I was thinking having a NVME for OS and programs, a SSD for working files and a NAS or RAID option for backing up files. Does this make sense or are there better alternatives out there? I've looked online but we dont have a lot of the options they have here, and I'm not too keen on importing things during these times.

Thanks in advance!

Comments

  • +1

    If you have enough drives you'll be able to use Storage Space built into Windows 10 to build a JBOD with or without redundancy without additional costs. Maybe you could piles the drive into the second machine and then use it as a NAS if they don't all fit into one computer?

    • Cool I didn't know that was an option, I should do an actual count of how many I have before I start! I wasn't aware you could make a computer a NAS either, is it less efficient than buying those little box things?

      • +1

        It will probably consume a little more power over time but it will also be more powerful and won't cost you anything up front to build so that might be the Cheapiest option to consider :)

  • +1

    Before asking for advice you need to establish

    How many HDD you currently have and what size are the individual drives

    How much storage do you need

    Do you need to access the backed up data all the time and have available instantly 24/7.

    or do you just need to store the data and there is only a rare chance you to access the files

    With the data storage is it just a write once read many kinda situation where you could use an smr drive with a normal read speed but a slow write speed

    Do you require redundancy? Ie of a harddrive died would you accept losing the data or do you need multiple copies?

    What is your budget?

    By the way you ask the question I think your computer knowledge is probably fairly basic so you might be better not building a DIY Nas.

    • Why would we consider building a machine for network storage to be difficult? I think it is the best (Cheapiest) option for kaz as there is no upfront cost and he is simply rearranging the pre-existing hardware to be more accessible for his needs.

      In 3 basic steps it would be:
      1. Connect the largest hard drives to computer 2 and arrange them in a software array through Storage Spaces built into W10. The user can choose whatever drives and redundancy method they want; the capacity of the individual drives does not matter (other than being NTFS file format).
      2. Create a network share for the newly created Storage Space drive
      3. Connect to the network share via computer 1 (optionally mount the share as network drive for ease of use)

  • +1

    3 SSD, 250gb 500gb (less than 2 years old) and 128 gb
    3 HDD, 2tb , 1tb (less than 2 years old), 1tb
    3 external HDD, 1tb, 1tb, 1tb

    2tb cloud storage.

    I don't often need to access the backed up data, typically I let it sit on my PC for 6 months post completion of the event, then back it up for a few years.

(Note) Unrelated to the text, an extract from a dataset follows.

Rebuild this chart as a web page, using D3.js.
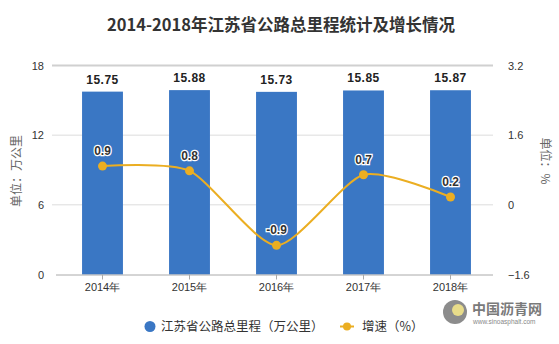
<!DOCTYPE html>
<html><head><meta charset="utf-8">
<script src="https://cdn.jsdelivr.net/npm/d3@7/dist/d3.min.js"></script>
<style>body{margin:0;background:#fff}svg{display:block;font-family:"Microsoft YaHei","Noto Sans CJK SC",sans-serif}</style>
</head><body><svg id="c" width="559" height="344"></svg>
<script>
const years = ["2014年","2015年","2016年","2017年","2018年"];
const mileage = [15.75, 15.88, 15.73, 15.85, 15.87];
const growth = [0.89, 0.78, -0.93, 0.69, 0.18];
const growthLabels = ["0.9","0.8","-0.9","0.7","0.2"];
const leftTicks = [0, 6, 12, 18];
const rightTicks = [-1.6, 0, 1.6, 3.2];

const svg = d3.select("#c");
const blue = "#3a77c4", yellow = "#ebae22";
const x = d3.scaleBand().domain(years).range([59, 494]).paddingInner(0.53).paddingOuter(0.265);
const yL = d3.scaleLinear().domain([0, 18]).range([274.5, 65.5]);
const yR = d3.scaleLinear().domain([-1.6, 3.2]).range([274.5, 65.5]);

// title
svg.append("text").attr("x", 281).attr("y", 31).attr("text-anchor", "middle")
  .attr("font-size", 16.5).attr("font-weight", "bold").attr("fill", "#333")
  .text("2014-2018年江苏省公路总里程统计及增长情况");

// gridlines
svg.append("g").selectAll("line").data(leftTicks.slice(1, 3)).join("line")
  .attr("x1", 52).attr("x2", 493).attr("y1", d => yL(d)).attr("y2", d => yL(d))
  .attr("stroke", "#dcdcdc").attr("stroke-width", 1);
svg.append("line").attr("x1", 52).attr("x2", 493).attr("y1", yL(18)).attr("y2", yL(18))
  .attr("stroke", "#d0d0d0").attr("stroke-width", 2);

// left axis
const gL = svg.append("g").attr("transform", "translate(50,0)")
  .call(d3.axisLeft(yL).tickValues(leftTicks).tickSize(0).tickPadding(6));
gL.select(".domain").remove();
gL.selectAll("text").attr("font-size", 11).attr("fill", "#333").attr("font-family", "Liberation Sans, Arial, sans-serif");

// right axis
const gR = svg.append("g").attr("transform", "translate(502,0)")
  .call(d3.axisRight(yR).tickValues(rightTicks).tickSize(0).tickPadding(6).tickFormat(d3.format(".1~f")));
gR.select(".domain").remove();
gR.selectAll("text").attr("font-size", 11).attr("fill", "#333").attr("font-family", "Liberation Sans, Arial, sans-serif");

// bars
svg.append("g").selectAll("rect").data(years).join("rect")
  .attr("x", d => x(d)).attr("width", x.bandwidth())
  .attr("y", (d, i) => yL(mileage[i])).attr("height", (d, i) => yL(0) - yL(mileage[i]))
  .attr("fill", blue);
svg.append("g").selectAll("text").data(years).join("text")
  .attr("x", d => x(d) + x.bandwidth() / 2).attr("y", (d, i) => yL(mileage[i]) - 8)
  .attr("text-anchor", "middle").attr("font-size", 12).attr("font-weight", "bold")
  .attr("fill", "#222").attr("font-family", "Liberation Sans, Arial, sans-serif")
  .attr("letter-spacing", 0.5)
  .text((d, i) => mileage[i].toFixed(2));

// x axis
const gX = svg.append("g").attr("transform", `translate(0,${yL(0)})`)
  .call(d3.axisBottom(x).tickSize(5).tickPadding(4).tickSizeOuter(0));
gX.select(".domain").attr("d", "M56,0.5H493").attr("stroke", "#aaa");
gX.selectAll(".tick line").attr("stroke", "#aaa");
gX.selectAll("text").attr("font-size", 11).attr("fill", "#333");

// line
const cx = (d, i) => x(years[i]) + x.bandwidth() / 2;
const line = d3.line().x(cx).y(d => yR(d)).curve(d3.curveCardinal.tension(0.3));
svg.append("path").datum(growth).attr("d", line).attr("fill", "none")
  .attr("stroke", yellow).attr("stroke-width", 2);
svg.append("g").selectAll("circle").data(growth).join("circle")
  .attr("cx", cx).attr("cy", d => yR(d)).attr("r", 4.5).attr("fill", yellow);
svg.append("g").selectAll("text").data(growth).join("text")
  .attr("x", cx).attr("y", d => yR(d) - 11)
  .attr("text-anchor", "middle").attr("font-size", 12).attr("font-weight", "bold")
  .attr("fill", "#333").attr("stroke", "#fff").attr("stroke-width", 2.5).attr("paint-order", "stroke")
  .attr("font-family", "Liberation Sans, Arial, sans-serif")
  .text((d, i) => growthLabels[i]);

// axis titles
svg.append("text").attr("transform", "translate(21,171) rotate(-90)").attr("text-anchor", "middle")
  .attr("font-size", 12).attr("fill", "#666").text("单位：万公里");
svg.append("text").attr("transform", "translate(541,161) rotate(90)").attr("text-anchor", "middle")
  .attr("font-size", 12).attr("fill", "#666").text("单位：%");

// legend
svg.append("circle").attr("cx", 150).attr("cy", 326.5).attr("r", 5.5).attr("fill", blue);
svg.append("text").attr("x", 161).attr("y", 331).attr("font-size", 12.5).attr("fill", "#333")
  .text("江苏省公路总里程（万公里）");
svg.append("line").attr("x1", 340).attr("x2", 354).attr("y1", 326.5).attr("y2", 326.5)
  .attr("stroke", yellow).attr("stroke-width", 2);
svg.append("circle").attr("cx", 347).attr("cy", 326.5).attr("r", 4).attr("fill", yellow);
svg.append("text").attr("x", 362).attr("y", 331).attr("font-size", 12.5).attr("fill", "#333")
  .text("增速（%）");

// source logo
svg.append("circle").attr("cx", 455).attr("cy", 312).attr("r", 12).attr("fill", "#8c8c8c");
svg.append("circle").attr("cx", 458).attr("cy", 310).attr("r", 6).attr("fill", "#e8dc8a");
svg.append("text").attr("x", 472).attr("y", 314).attr("font-size", 14).attr("font-weight", "bold")
  .attr("fill", "#7a7a7a").text("中国沥青网");
svg.append("text").attr("x", 473).attr("y", 324).attr("font-size", 6.5)
  .attr("fill", "#888").attr("font-family", "Liberation Sans, Arial, sans-serif").text("www.sinoasphalt.com");
</script></body></html>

I usually only access it when I do another gig for the same client and want to use some footage or photos. So its not completely rare but the harddrives I do put the data on I always have handy.

    With regards to read and write speed as long as the drives on the computer are fast thats all that matters, once it goes into backup land I am not fussed.

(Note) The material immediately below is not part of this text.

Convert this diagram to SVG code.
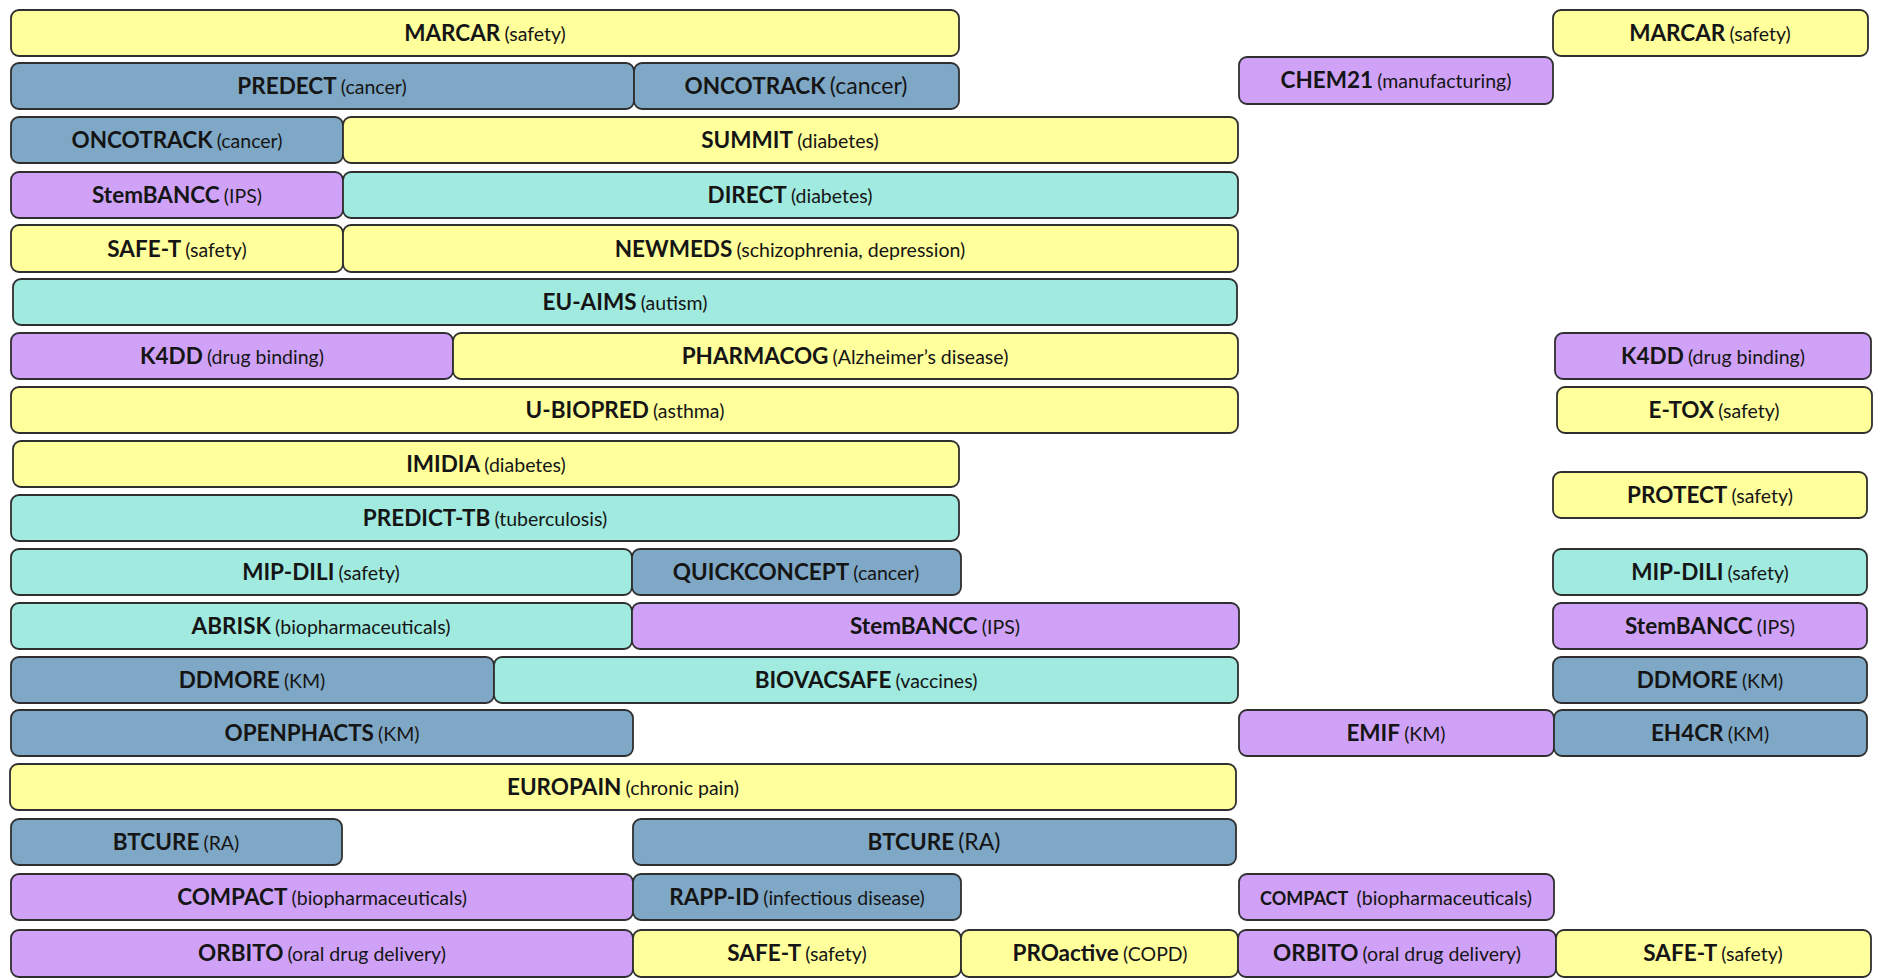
<svg xmlns="http://www.w3.org/2000/svg" width="1884" height="980" viewBox="0 0 1884 980">
<style>
rect{stroke:#2f2f2f;stroke-width:1.8}
.y{fill:#FFFF9C}
.b{fill:#7FA8C6}
.t{fill:#A0EADF}
.p{fill:#CFA2F8}
text{font-family:Lato,"Open Sans","Liberation Sans",sans-serif;text-anchor:middle;fill:#151515}
.n{font-weight:700;font-size:22.5px}
.s{font-weight:400;font-size:19.5px}
.L{font-weight:400;font-size:23px}
.n2{font-weight:700;font-size:18px}
</style>
<rect width="1884" height="980" fill="#ffffff" style="stroke:none"/>
<g id="connectors"/>
<g id="n1"><rect class="y" x="11" y="10" width="948" height="46" rx="8"/><text x="485" y="41"><tspan class="n">MARCAR</tspan> <tspan class="s">(safety)</tspan></text></g>
<g id="n2"><rect class="y" x="1553" y="10" width="315" height="46" rx="8"/><text x="1710" y="41"><tspan class="n">MARCAR</tspan> <tspan class="s">(safety)</tspan></text></g>
<g id="n3"><rect class="b" x="11" y="63" width="623" height="46" rx="8"/><text x="322" y="94"><tspan class="n">PREDECT</tspan> <tspan class="s">(cancer)</tspan></text></g>
<g id="n4"><rect class="b" x="634" y="63" width="325" height="46" rx="8"/><text x="796" y="94"><tspan class="n">ONCOTRACK</tspan> <tspan class="L">(cancer)</tspan></text></g>
<g id="n5"><rect class="p" x="1239" y="57" width="314" height="47" rx="8"/><text x="1396" y="88"><tspan class="n">CHEM21</tspan> <tspan class="s">(manufacturing)</tspan></text></g>
<g id="n6"><rect class="b" x="11" y="117" width="332" height="46" rx="8"/><text x="177" y="148"><tspan class="n">ONCOTRACK</tspan> <tspan class="s">(cancer)</tspan></text></g>
<g id="n7"><rect class="y" x="343" y="117" width="895" height="46" rx="8"/><text x="790" y="148"><tspan class="n">SUMMIT</tspan> <tspan class="s">(diabetes)</tspan></text></g>
<g id="n8"><rect class="p" x="11" y="172" width="332" height="46" rx="8"/><text x="177" y="203"><tspan class="n">StemBANCC</tspan> <tspan class="s">(IPS)</tspan></text></g>
<g id="n9"><rect class="t" x="343" y="172" width="895" height="46" rx="8"/><text x="790" y="203"><tspan class="n">DIRECT</tspan> <tspan class="s">(diabetes)</tspan></text></g>
<g id="n10"><rect class="y" x="11" y="225" width="332" height="47" rx="8"/><text x="177" y="257"><tspan class="n">SAFE-T</tspan> <tspan class="s">(safety)</tspan></text></g>
<g id="n11"><rect class="y" x="343" y="225" width="895" height="47" rx="8"/><text x="790" y="257"><tspan class="n">NEWMEDS</tspan> <tspan class="s">(schizophrenia, depression)</tspan></text></g>
<g id="n12"><rect class="t" x="13" y="279" width="1224" height="46" rx="8"/><text x="625" y="310"><tspan class="n">EU-AIMS</tspan> <tspan class="s">(autism)</tspan></text></g>
<g id="n13"><rect class="p" x="11" y="333" width="442" height="46" rx="8"/><text x="232" y="364"><tspan class="n">K4DD</tspan> <tspan class="s">(drug binding)</tspan></text></g>
<g id="n14"><rect class="y" x="453" y="333" width="785" height="46" rx="8"/><text x="845" y="364"><tspan class="n">PHARMACOG</tspan> <tspan class="s">(Alzheimer’s disease)</tspan></text></g>
<g id="n15"><rect class="p" x="1555" y="333" width="316" height="46" rx="8"/><text x="1713" y="364"><tspan class="n">K4DD</tspan> <tspan class="s">(drug binding)</tspan></text></g>
<g id="n16"><rect class="y" x="11" y="387" width="1227" height="46" rx="8"/><text x="625" y="418"><tspan class="n">U-BIOPRED</tspan> <tspan class="s">(asthma)</tspan></text></g>
<g id="n17"><rect class="y" x="1557" y="387" width="315" height="46" rx="8"/><text x="1714" y="418"><tspan class="n">E-TOX</tspan> <tspan class="s">(safety)</tspan></text></g>
<g id="n18"><rect class="y" x="13" y="441" width="946" height="46" rx="8"/><text x="486" y="472"><tspan class="n">IMIDIA</tspan> <tspan class="s">(diabetes)</tspan></text></g>
<g id="n19"><rect class="y" x="1553" y="472" width="314" height="46" rx="8"/><text x="1710" y="503"><tspan class="n">PROTECT</tspan> <tspan class="s">(safety)</tspan></text></g>
<g id="n20"><rect class="t" x="11" y="495" width="948" height="46" rx="8"/><text x="485" y="526"><tspan class="n">PREDICT-TB</tspan> <tspan class="s">(tuberculosis)</tspan></text></g>
<g id="n21"><rect class="t" x="11" y="549" width="621" height="46" rx="8"/><text x="321" y="580"><tspan class="n">MIP-DILI</tspan> <tspan class="s">(safety)</tspan></text></g>
<g id="n22"><rect class="b" x="632" y="549" width="329" height="46" rx="8"/><text x="796" y="580"><tspan class="n">QUICKCONCEPT</tspan> <tspan class="s">(cancer)</tspan></text></g>
<g id="n23"><rect class="t" x="1553" y="549" width="314" height="46" rx="8"/><text x="1710" y="580"><tspan class="n">MIP-DILI</tspan> <tspan class="s">(safety)</tspan></text></g>
<g id="n24"><rect class="t" x="11" y="603" width="621" height="46" rx="8"/><text x="321" y="634"><tspan class="n">ABRISK</tspan> <tspan class="s">(biopharmaceuticals)</tspan></text></g>
<g id="n25"><rect class="p" x="632" y="603" width="607" height="46" rx="8"/><text x="935" y="634"><tspan class="n">StemBANCC</tspan> <tspan class="s">(IPS)</tspan></text></g>
<g id="n26"><rect class="p" x="1553" y="603" width="314" height="46" rx="8"/><text x="1710" y="634"><tspan class="n">StemBANCC</tspan> <tspan class="s">(IPS)</tspan></text></g>
<g id="n27"><rect class="b" x="11" y="657" width="483" height="46" rx="8"/><text x="252" y="688"><tspan class="n">DDMORE</tspan> <tspan class="s">(KM)</tspan></text></g>
<g id="n28"><rect class="t" x="494" y="657" width="744" height="46" rx="8"/><text x="866" y="688"><tspan class="n">BIOVACSAFE</tspan> <tspan class="s">(vaccines)</tspan></text></g>
<g id="n29"><rect class="b" x="1553" y="657" width="314" height="46" rx="8"/><text x="1710" y="688"><tspan class="n">DDMORE</tspan> <tspan class="s">(KM)</tspan></text></g>
<g id="n30"><rect class="b" x="11" y="710" width="622" height="46" rx="8"/><text x="322" y="741"><tspan class="n">OPENPHACTS</tspan> <tspan class="s">(KM)</tspan></text></g>
<g id="n31"><rect class="p" x="1239" y="710" width="315" height="46" rx="8"/><text x="1396" y="741"><tspan class="n">EMIF</tspan> <tspan class="s">(KM)</tspan></text></g>
<g id="n32"><rect class="b" x="1554" y="710" width="313" height="46" rx="8"/><text x="1710" y="741"><tspan class="n">EH4CR</tspan> <tspan class="s">(KM)</tspan></text></g>
<g id="n33"><rect class="y" x="10" y="764" width="1226" height="46" rx="8"/><text x="623" y="795"><tspan class="n">EUROPAIN</tspan> <tspan class="s">(chronic pain)</tspan></text></g>
<g id="n34"><rect class="b" x="11" y="819" width="331" height="46" rx="8"/><text x="176" y="850"><tspan class="n">BTCURE</tspan> <tspan class="s">(RA)</tspan></text></g>
<g id="n35"><rect class="b" x="633" y="819" width="603" height="46" rx="8"/><text x="934" y="850"><tspan class="n">BTCURE</tspan> <tspan class="L">(RA)</tspan></text></g>
<g id="n36"><rect class="p" x="11" y="874" width="622" height="46" rx="8"/><text x="322" y="905"><tspan class="n">COMPACT</tspan> <tspan class="s">(biopharmaceuticals)</tspan></text></g>
<g id="n37"><rect class="b" x="633" y="874" width="328" height="46" rx="8"/><text x="797" y="905"><tspan class="n">RAPP-ID</tspan> <tspan class="s">(infectious disease)</tspan></text></g>
<g id="n38"><rect class="p" x="1239" y="874" width="315" height="46" rx="8"/><text x="1396" y="905" xml:space="preserve"><tspan class="n2">COMPACT</tspan>  <tspan class="s">(biopharmaceuticals)</tspan></text></g>
<g id="n39"><rect class="p" x="11" y="930" width="622" height="47" rx="8"/><text x="322" y="961"><tspan class="n">ORBITO</tspan> <tspan class="s">(oral drug delivery)</tspan></text></g>
<g id="n40"><rect class="y" x="633" y="930" width="328" height="47" rx="8"/><text x="797" y="961"><tspan class="n">SAFE-T</tspan> <tspan class="s">(safety)</tspan></text></g>
<g id="n41"><rect class="y" x="961" y="930" width="277" height="47" rx="8"/><text x="1100" y="961"><tspan class="n">PROactive</tspan> <tspan class="s">(COPD)</tspan></text></g>
<g id="n42"><rect class="p" x="1238" y="930" width="318" height="47" rx="8"/><text x="1397" y="961"><tspan class="n">ORBITO</tspan> <tspan class="s">(oral drug delivery)</tspan></text></g>
<g id="n43"><rect class="y" x="1556" y="930" width="315" height="47" rx="8"/><text x="1713" y="961"><tspan class="n">SAFE-T</tspan> <tspan class="s">(safety)</tspan></text></g>
</svg>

    With regards to redundancy, I get the data off my SD card and put it on SSD + HDD and Cloud. after 6 months it gets put away. Would ideally not like to lose anything but I guess no one would.

    My concern is that everything I have is pretty old(4-7 years roughly). Most of that gear is getting on a bit and I always bought the cheapest drive possible. Having one of those drive die on me recently I figured a proper upgrade is on the cards but I feel silly not utilizing my old drives.

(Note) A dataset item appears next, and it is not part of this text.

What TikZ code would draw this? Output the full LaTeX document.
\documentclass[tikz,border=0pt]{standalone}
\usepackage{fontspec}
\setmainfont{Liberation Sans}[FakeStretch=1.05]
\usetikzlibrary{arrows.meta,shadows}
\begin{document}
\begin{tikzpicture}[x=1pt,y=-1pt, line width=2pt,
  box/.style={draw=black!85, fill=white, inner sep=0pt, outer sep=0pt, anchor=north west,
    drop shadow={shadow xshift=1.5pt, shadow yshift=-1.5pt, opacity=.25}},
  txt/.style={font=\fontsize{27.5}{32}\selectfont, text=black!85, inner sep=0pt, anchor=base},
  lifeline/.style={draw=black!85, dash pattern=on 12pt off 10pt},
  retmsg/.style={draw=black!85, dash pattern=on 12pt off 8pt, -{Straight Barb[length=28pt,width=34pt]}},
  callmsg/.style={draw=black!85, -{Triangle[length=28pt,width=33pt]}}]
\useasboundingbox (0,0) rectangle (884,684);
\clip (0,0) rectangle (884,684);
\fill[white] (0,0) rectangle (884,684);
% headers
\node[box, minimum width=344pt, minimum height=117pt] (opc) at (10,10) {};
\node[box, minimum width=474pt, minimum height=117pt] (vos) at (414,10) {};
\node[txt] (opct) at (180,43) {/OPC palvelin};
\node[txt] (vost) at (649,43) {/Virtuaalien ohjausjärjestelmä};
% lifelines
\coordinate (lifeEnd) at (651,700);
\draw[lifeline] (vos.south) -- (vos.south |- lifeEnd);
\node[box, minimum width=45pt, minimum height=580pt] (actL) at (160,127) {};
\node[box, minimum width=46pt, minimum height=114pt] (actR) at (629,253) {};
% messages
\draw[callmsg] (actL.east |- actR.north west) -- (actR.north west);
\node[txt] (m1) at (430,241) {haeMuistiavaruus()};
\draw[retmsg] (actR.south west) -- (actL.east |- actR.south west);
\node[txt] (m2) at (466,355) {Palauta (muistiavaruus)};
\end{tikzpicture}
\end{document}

    I do like the idea of having all those drives mangled together and making use of them, but would consider a NAS box since I want to reduce the real estate and I'm sick of computer 2.

    Budget would be around 400-600 to get everything nice and stream lined. I am currently looking at how other videographers organise their files and potentially copying their setups.

    P.S I appreciate the effort, thought and help from you both!

    • How much storage do you need in your pc and how much storage do you need for your archive?

  • +1

    If you went DIY server mode with computer 2 you can have 3TB of network storage with theoretically full redundancy, using the 128GB as the OS drive. The newer 1TB HD and the 2 SSDs could be used for computer 1…
    But honestly I wouldn't bother nor risk it since you have a budget; go all new mate. Sell the older stuff on Facebook and just have computer 1 good as possible.

    • Okay sounds like a plan, will buy everything new and start fresh! Sorry for beating around the bush I should have outlined the budget from the beginning.